Numerous studies have shown that children without involved fathers are significantly more likely to use drugs, to do poorly in school and/or drop out of high school, to have health, emotional and behavioral problems, to be victims of abuse, and to engage in criminal behavior more than those who live with their married parents. Researchers at the University of Maryland found that having a substitute supportive “father figure” could help counteract these effects.

Fathers have an important role. Stephen Duncan, professor at Montana State University-Bozeman, says that fathers influence development from a very early age, even as early as a few weeks of age when dads become the child’s “most significant other.” He says that it is through the father that “the baby first learns about comings and goings, transitions, separations and non-mother nurturing.” Father involvement during the first eight weeks of life affects children’s ability to manage stress as school-age children.

A father’s influence is accomplished through a number of means: attachment, involvement, play, modeling, teaching, protection and providing. Duncan says that father-child play tends to be more rough-and-tumble play than mother-child play and seems to be an important factor in the father-child relationship.

Boys need a good male role model to learn how to be men and girls need it to learn to appreciate their femininity and to develop trust and intimacy with men. Duncan says that fathers play a major role in preparing children for life outside the family.
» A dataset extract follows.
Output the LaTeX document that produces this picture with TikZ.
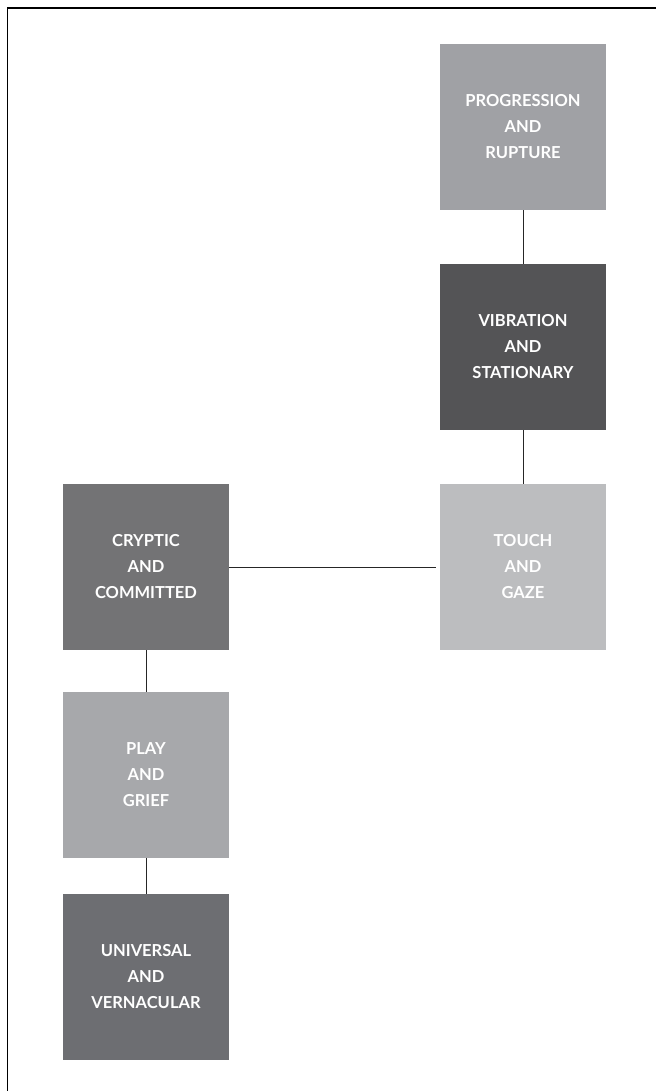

This can happen both through modeling and direct teaching. Lastly, fathers increase the well-being of their children when they have a good relationship with their children’s mother.

Benefits of involved fathering are not just for children. Fathers also benefit. They experience more personal happiness and satisfaction. Their health and overall well-being is improved. They are even more likely to advance in their careers.

Good fathers nurture their marriage. They make fatherhood a high priority and spend  time with their children, being connected with most, if not all, aspects of their children’s lives. They have regular one-on-one time with each child. They are affectionate with their children. They are teachers and good models. They protect and provide for their children.

When a Dad is absent or can’t be a good provider, he has no credibility, and often virtually no role in the family. For example, fathers who’ve been in prison have a horrible time getting jobs, and can feel helpless about becoming an authority in their children’s lives.  Also it is important to place a priority on the marriage to the children’s mother.  It has been said that the best gift a father can give a child is to love their mother.  Nothing is more true.  In today’s social climate of self gratification and “the if it feels good do it” mindset, we are seeing an epidemic of divorce.  Children raised in divorce homes are 80% more likely to divorce as adults.  Why is this?  Parents set the example of what is normal for their children.  For example, if a father has a history of disrespecting authority and runnins with the legal system then the child will grow to have the same or similar attitudes and find themselves walking in the father’s footsteps.  With divorce, because it was “okay” for the parents then it is okay for the children.  If a daughter has a mother who is constantly seeking male companionship and constantly choosing men who are abusive, she will grow to seek the same type of man and continue the same patterns because the absence of her father forces her to model the mother’s path thinking that an abusive man is normal (and growing up feeling dejected and worthless because of an absent father perpetuates the issue).

To be a REAL father,  one must work diligently at maintaining the marriage.  That is the most critical step in appropriate development in the children.  The children must  witness first hand that love is difficult and not something to be taken lightly and  is definitely not disposable.  They learn how to love, how to relate, how to interact, how to “fight  fair” and most importantly how to develop trust in themselves and others.  Our prisons are full of men and women who did not have the opportunity to learn those things because of selfish, self-centered parents.  You show me a teenager abusing drugs,  doing poorly in school,  in legal trouble or pregnant out of wedlock and I will show you a father who failed at the most important responsibility given to him allowing divorced home and even worse being absent not caring for his children.